Location
- 1923 Milburnie Road Raleigh, North Carolina 27610 United States 35°47′18″N 78°36′58″W﻿ / ﻿35.7884°N 78.6161°W

Information
- School type: Alternative
- Established: 1975
- CEEB code: 343206
- Principal: Jeremy Barefoot
- Teaching staff: 29.46 (FTE)
- Enrollment: 125 (2023–2024)
- Student to teacher ratio: 4.24
- Website: wcpss.net/phillipshs

= Mary E. Phillips High School =

American Alternative school in North Carolina

Mary E. Phillips High School is an alternative education high school in eastern Raleigh, North Carolina. It is located east of St. Augustine's college and less than a mile from William G. Enloe High School. The school is a non-traditional high school 9 through 12 that focuses on students who have not been successful in traditional school programs. These struggles can be with attendance, academic performance, or minor behavioral issues. In the 2016-17 school year, Phillips High School capped at approximately 170 students. It employs approximately 30 teachers with a total staff of 40.
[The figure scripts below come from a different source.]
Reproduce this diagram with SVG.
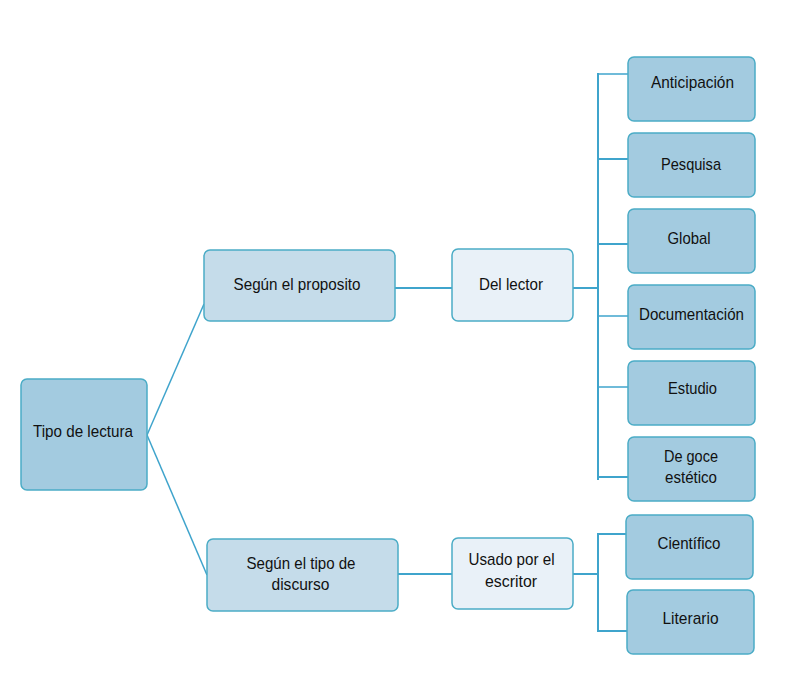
<svg xmlns="http://www.w3.org/2000/svg" width="798" height="689" viewBox="0 0 798 689">
<style>
.box{stroke:#4BACC6;stroke-width:1.5}
.dark{fill:#A3CBE0}
.mid{fill:#C5DCEA}
.light{fill:#E9F1F8}
.conn{stroke:#3FA4CC;stroke-width:2;fill:none}
.thin{stroke:#3FA4CC;stroke-width:1.5;fill:none}
text{font-family:"Liberation Sans",Arial,sans-serif;font-size:17px;fill:#111;text-anchor:middle}
</style>
<rect width="798" height="689" fill="#fff"/>
<g id="connectors">
<line class="thin" x1="147" y1="435" x2="204" y2="304"/>
<line class="thin" x1="147" y1="435" x2="207" y2="575"/>
<line class="conn" x1="395" y1="288" x2="452" y2="288"/>
<line class="conn" x1="573" y1="288" x2="598" y2="288"/>
<line class="conn" x1="598" y1="73" x2="598" y2="480"/>
<line class="thin" x1="598" y1="74" x2="628" y2="74"/>
<line class="conn" x1="597" y1="159" x2="628" y2="159"/>
<line class="conn" x1="597" y1="244" x2="628" y2="244"/>
<line class="thin" x1="597" y1="316" x2="628" y2="316"/>
<line class="thin" x1="597" y1="387" x2="628" y2="387"/>
<line class="conn" x1="598" y1="477" x2="628" y2="477"/>
<line class="conn" x1="398" y1="574" x2="452" y2="574"/>
<line class="conn" x1="573" y1="574" x2="598" y2="574"/>
<path class="conn" d="M626 534 H598 V631 H627"/>
</g>
<g id="tipo"><rect class="box dark" x="21" y="379" width="126" height="111" rx="6"/><text x="83" y="437" textLength="100" lengthAdjust="spacingAndGlyphs">Tipo de lectura</text></g>
<g id="proposito"><rect class="box mid" x="204" y="250" width="191" height="71" rx="6"/><text x="297" y="290" textLength="127" lengthAdjust="spacingAndGlyphs">Según el proposito</text></g>
<g id="discurso"><rect class="box mid" x="207" y="539" width="191" height="72" rx="6"/><text x="301" y="569" textLength="109" lengthAdjust="spacingAndGlyphs">Según el tipo de</text><text x="300.5" y="590" textLength="58" lengthAdjust="spacingAndGlyphs">discurso</text></g>
<g id="lector"><rect class="box light" x="452" y="249" width="121" height="72" rx="6"/><text x="511" y="290" textLength="64" lengthAdjust="spacingAndGlyphs">Del lector</text></g>
<g id="escritor"><rect class="box light" x="452" y="538" width="121" height="71" rx="6"/><text x="511.5" y="565" textLength="86" lengthAdjust="spacingAndGlyphs">Usado por el</text><text x="511" y="587" textLength="52" lengthAdjust="spacingAndGlyphs">escritor</text></g>
<g id="anticipacion"><rect class="box dark" x="628" y="57" width="127" height="64" rx="6"/><text x="692.5" y="88" textLength="83" lengthAdjust="spacingAndGlyphs">Anticipación</text></g>
<g id="pesquisa"><rect class="box dark" x="628" y="133" width="127" height="64" rx="6"/><text x="691" y="170" textLength="60" lengthAdjust="spacingAndGlyphs">Pesquisa</text></g>
<g id="global"><rect class="box dark" x="628" y="209" width="127" height="64" rx="6"/><text x="689" y="244" textLength="43" lengthAdjust="spacingAndGlyphs">Global</text></g>
<g id="documentacion"><rect class="box dark" x="628" y="285" width="127" height="64" rx="6"/><text x="691.5" y="320" textLength="105" lengthAdjust="spacingAndGlyphs">Documentación</text></g>
<g id="estudio"><rect class="box dark" x="628" y="361" width="127" height="64" rx="6"/><text x="692.5" y="394" textLength="49" lengthAdjust="spacingAndGlyphs">Estudio</text></g>
<g id="goce"><rect class="box dark" x="628" y="437" width="127" height="64" rx="6"/><text x="691" y="462" textLength="54" lengthAdjust="spacingAndGlyphs">De goce</text><text x="691" y="483" textLength="52" lengthAdjust="spacingAndGlyphs">estético</text></g>
<g id="cientifico"><rect class="box dark" x="626" y="515" width="127" height="64" rx="6"/><text x="689" y="549" textLength="63" lengthAdjust="spacingAndGlyphs">Científico</text></g>
<g id="literario"><rect class="box dark" x="627" y="590" width="127" height="64" rx="6"/><text x="690.5" y="624" textLength="56" lengthAdjust="spacingAndGlyphs">Literario</text></g>
</svg>
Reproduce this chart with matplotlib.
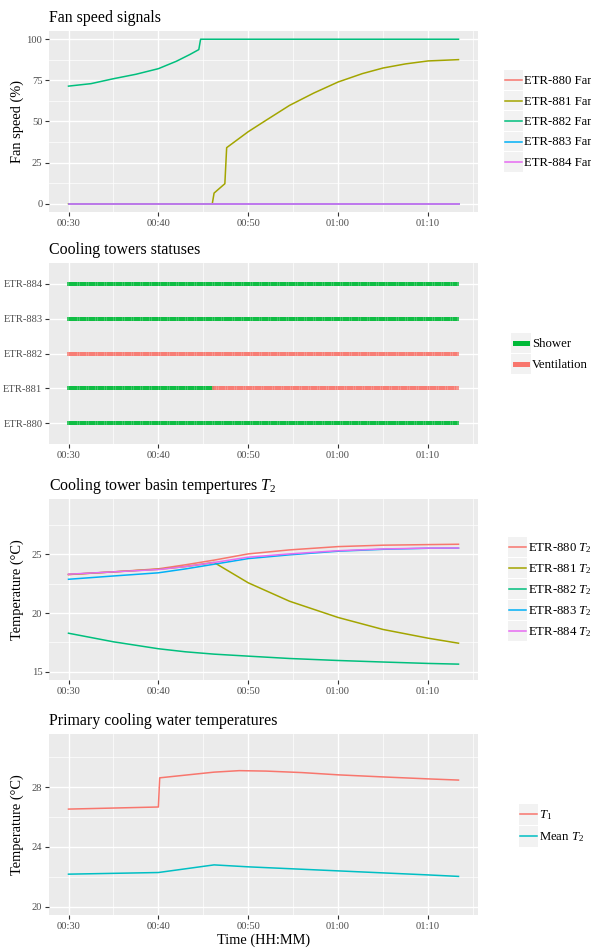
"""
Cooling tower overview: fan speeds, statuses, basin and primary water temperatures.
"""

import numpy as np
import matplotlib
matplotlib.use("Agg")
import matplotlib.pyplot as plt
from matplotlib.patches import Rectangle
from matplotlib.lines import Line2D
from matplotlib.ticker import FuncFormatter, MultipleLocator

plt.rcParams['font.family'] = ['Liberation Serif', 'DejaVu Serif']
plt.rcParams['mathtext.fontset'] = 'custom'
plt.rcParams['mathtext.rm'] = 'Liberation Serif'
plt.rcParams['mathtext.it'] = 'Liberation Serif:italic'

# ---- data (time as minutes after midnight) ----
towers = ['ETR-880', 'ETR-881', 'ETR-882', 'ETR-883', 'ETR-884']
tower_colors = ['#F8766D', '#A3A500', '#00BF7D', '#00B0F6', '#E76BF3']

# fan speed signals (%)
fan_880_t = [30, 73.4]
fan_880 = [0, 0]
fan_881_t = [30, 46.0, 46.2, 47.4, 47.6, 50, 52, 54.6, 57.3, 60, 62.7, 65, 67.5, 70, 73.4]
fan_881 = [0, 0, 6.5, 12.2, 34.1, 43.8, 50.8, 59.8, 67.3, 74.0, 79.1, 82.5, 85.0, 86.8, 87.6]
fan_882_t = [30, 32.5, 35, 37.5, 40, 42, 43.5, 44.5, 44.7, 73.4]
fan_882 = [71.5, 73.0, 76.0, 78.7, 82.1, 86.6, 90.7, 93.7, 100, 100]
fan_883_t = [30, 73.4]
fan_883 = [0, 0]
fan_884_t = [30, 73.4]
fan_884 = [0, 0]

# tower statuses: (tower, start, end, status)
status_names = ['Shower', 'Ventilation']
status_colors = ['#00BA38', '#F8766D']
status_segments = [
    ('ETR-880', 30.0, 73.4, 'Shower'),
    ('ETR-881', 30.0, 46.2, 'Shower'),
    ('ETR-881', 46.2, 73.4, 'Ventilation'),
    ('ETR-882', 30.0, 73.4, 'Ventilation'),
    ('ETR-883', 30.0, 73.4, 'Shower'),
    ('ETR-884', 30.0, 73.4, 'Shower'),
]
log_step = 0.25  # status log interval (min)

# basin temperatures T2 (deg C)
t2_t = [30, 35, 40, 43, 46.2, 50, 54.6, 60, 65, 70, 73.4]
t2_880 = [23.27, 23.50, 23.76, 24.10, 24.50, 25.03, 25.37, 25.65, 25.77, 25.82, 25.85]
t2_881 = [23.28, 23.50, 23.72, 23.95, 24.30, 22.57, 21.00, 19.62, 18.60, 17.86, 17.43]
t2_882 = [18.28, 17.55, 16.96, 16.70, 16.50, 16.33, 16.13, 15.96, 15.83, 15.71, 15.65]
t2_883 = [22.87, 23.15, 23.42, 23.75, 24.15, 24.63, 24.95, 25.26, 25.42, 25.51, 25.52]
t2_884 = [23.30, 23.50, 23.70, 23.95, 24.30, 24.75, 25.03, 25.30, 25.45, 25.52, 25.53]

# primary cooling water temperatures
t1_t = [30, 40.0, 40.15, 43, 46.2, 49, 52, 56, 60, 65, 70, 73.4]
t1 = [26.53, 26.67, 28.62, 28.80, 29.00, 29.10, 29.07, 28.97, 28.82, 28.68, 28.55, 28.47]
mean_t2_t = [30, 40, 46.2, 50, 60, 70, 73.4]
mean_t2 = [22.18, 22.29, 22.80, 22.67, 22.40, 22.13, 22.03]

W, H = 591, 950
fig = plt.figure(figsize=(W / 100, H / 100), dpi=100)


def px_axes(top, bottom, left=49, right=478):
    return fig.add_axes([left / W, 1 - bottom / H, (right - left) / W, (bottom - top) / H])


def hhmm(m, pos=None):
    return f"{int(m // 60):02d}:{int(round(m % 60)):02d}"


def ggstyle(ax, title):
    ax.set_facecolor('#EBEBEB')
    for s in ax.spines.values():
        s.set_visible(False)
    ax.set_axisbelow(True)
    ax.grid(which='major', color='white', lw=1.0)
    ax.grid(which='minor', color='white', lw=0.5)
    ax.tick_params(which='major', length=2.75, width=0.8, color='#333333',
                   labelcolor='#4D4D4D', labelsize=7.6, pad=2.0)
    ax.tick_params(which='minor', length=0)
    ax.set_xlim(27.83, 75.57)
    ax.xaxis.set_major_locator(MultipleLocator(10))
    ax.xaxis.set_minor_locator(MultipleLocator(5))
    ax.xaxis.set_major_formatter(FuncFormatter(hhmm))
    ax.set_title(title, loc='left', fontsize=11.4, pad=6.5)


def ylabel(ax, text):
    ax.set_ylabel(text, fontsize=10.4, va='center')
    ax.yaxis.set_label_coords(-0.075, 0.5)


def legend(labels, colors, x0, yc, key_w=19, key_h=20.5, kind='line'):
    top = yc - len(labels) * key_h / 2
    for i, (lab, c) in enumerate(zip(labels, colors)):
        y = top + i * key_h
        fig.add_artist(Rectangle((x0 / W, 1 - (y + key_h - 0.5) / H), key_w / W,
                                 (key_h - 1) / H, transform=fig.transFigure,
                                 color='#F2F2F2', lw=0))
        ym = 1 - (y + key_h / 2) / H
        if kind == 'line':
            fig.add_artist(Line2D([(x0 + 1) / W, (x0 + key_w - 1) / W], [ym, ym],
                                  transform=fig.transFigure, color=c, lw=1.1))
        else:
            fig.add_artist(Rectangle(((x0 + 1.5) / W, ym - 2.5 / H), (key_w - 3) / W,
                                     5 / H, transform=fig.transFigure, color=c, lw=0))
        fig.text((x0 + key_w + 1) / W, 1 - (y + key_h / 2 + 4) / H, lab,
                 fontsize=9.2, va='baseline', ha='left')


# Fan speed signals
ax1 = px_axes(31, 212)
ggstyle(ax1, 'Fan speed signals')
fan_series = [(fan_880_t, fan_880), (fan_881_t, fan_881), (fan_882_t, fan_882),
              (fan_883_t, fan_883), (fan_884_t, fan_884)]
for (t, v), c in zip(fan_series, tower_colors):
    ax1.plot(t, v, color=c, lw=1.1)
ax1.set_ylim(-5, 105)
ax1.yaxis.set_major_locator(MultipleLocator(25))
ax1.yaxis.set_minor_locator(MultipleLocator(12.5))
ylabel(ax1, 'Fan speed (%)')
legend([f'{n} Fan speed' for n in towers], tower_colors, 504, 121)

# Cooling towers statuses
ax2 = px_axes(263, 444)
ggstyle(ax2, 'Cooling towers statuses')
for tower, start, end, status in status_segments:
    ts = np.arange(start, end + 1e-9, log_step)
    yv = np.full(len(ts), towers.index(tower))
    ax2.scatter(ts, yv, marker='s', s=11.5, linewidths=0, alpha=0.75,
                color=status_colors[status_names.index(status)])
ax2.set_ylim(-0.6, 4.6)
ax2.set_yticks(range(len(towers)))
ax2.set_yticklabels(towers)
legend(status_names, status_colors, 511, 353.8, key_w=20, key_h=21, kind='fill')

# Cooling tower basin temperatures
ax3 = px_axes(499, 680)
ggstyle(ax3, 'Cooling tower basin tempertures $T_2$')
for v, c in zip([t2_880, t2_881, t2_882, t2_883, t2_884], tower_colors):
    ax3.plot(t2_t, v, color=c, lw=1.1)
ax3.set_ylim(14.3, 29.7)
ax3.yaxis.set_major_locator(MultipleLocator(5))
ax3.yaxis.set_minor_locator(MultipleLocator(2.5))
ylabel(ax3, 'Temperature (°C)')
legend([f'{n} $T_2$' for n in towers], tower_colors, 508, 589, key_h=21)

# Primary cooling water temperatures
ax4 = px_axes(734, 915)
ggstyle(ax4, 'Primary cooling water temperatures')
ax4.plot(t1_t, t1, color='#F8766D', lw=1.1)
ax4.plot(mean_t2_t, mean_t2, color='#00BFC4', lw=1.1)
ax4.set_ylim(19.45, 31.55)
ax4.yaxis.set_major_locator(MultipleLocator(4))
ax4.yaxis.set_minor_locator(MultipleLocator(2))
ylabel(ax4, 'Temperature (°C)')
ax4.set_xlabel('Time (HH:MM)', fontsize=10.4, labelpad=2)
legend(['$T_1$', 'Mean $T_2$'], ['#F8766D', '#00BFC4'], 519, 825, key_h=22)

fig.savefig('out.png', dpi=100)
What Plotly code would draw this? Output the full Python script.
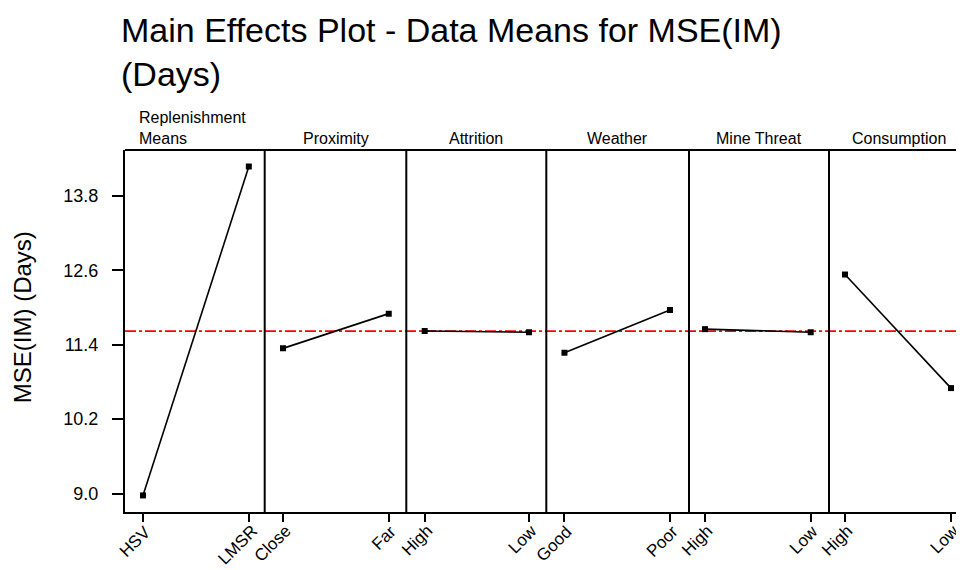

The current principal is Jeremy Barefoot, who began at Phillips in July 2026.

==School features==
Phillips High School provides additional academic supports to help students be successful. These include an instructional focus using 21st Century Skills, real world connections, and problem based learning. Technology use is infused in each classroom. Other supports built into the school's day include LIFE and Seminar. LIFE is a course at the beginning of the day in which students work on real life skills, such as applying for jobs, study skills, and discussing issues facing each student outside of school. The second part of this support is Seminar. This is the academic component of the support system. In seminar, students are able to work on their homework, complete missing assignments, and seek extra help from their teachers. This time is built into the schedule, and benefits all of the students at the school. Class sizes are kept to a maximum of 15, while most have fewer than 10. This is to ensure that all students individual social, emotional and academic needs are met. Hands-on, individualized instructions as well as student support are the main reasons students experience success at Phillips.

Students also work on state minimum credit requirements, meaning that students need a minimum of 22 credits (typically) to graduate. This allows someone who came into Phillips behind a way to catch up, and graduate on time. While it doesn't make it any easier, it does remove obstacles on the path toward graduation.

==Schedule==
Phillips High School, like most other Wake County Schools operates on the traditional calendar provided by the district. Students follows a modified block schedule from 7:25 am and 2:25 pm from Monday to Friday. Students in the Extended Day Program dismiss at 6:35, Monday through Thursday. Friday can be used for remediation/enrichment for extended day students if they have transportation.

Phillips High is unique in its support of an Extended Day Program. The program supports students who struggle in larger environments, and those who like the freedom of coming in later each day. The program runs Monday-Friday, beginning at 10:30am and dismisses at 5:35 pm. Transportation is provided both to and from school throughout Wake County. Lunch is also provided daily as students arrive at school.

==Uniform==
Phillips does have a uniform policy for students. Pants must be khaki in color and material, and shirts and jackets must be solid black, gray or white. Shoes can be any color other than solid red or blue, and must have a strap to hold them on your ankle—no slides or flip flops.

==Application==
Students interested in attending Phillips High School are required to submit an application for admission. Once reviewed, a decision is made and the student and parents are notified of the decision by letter. Students must then complete an orientation, and withdraw from their base school in order to begin at Phillips.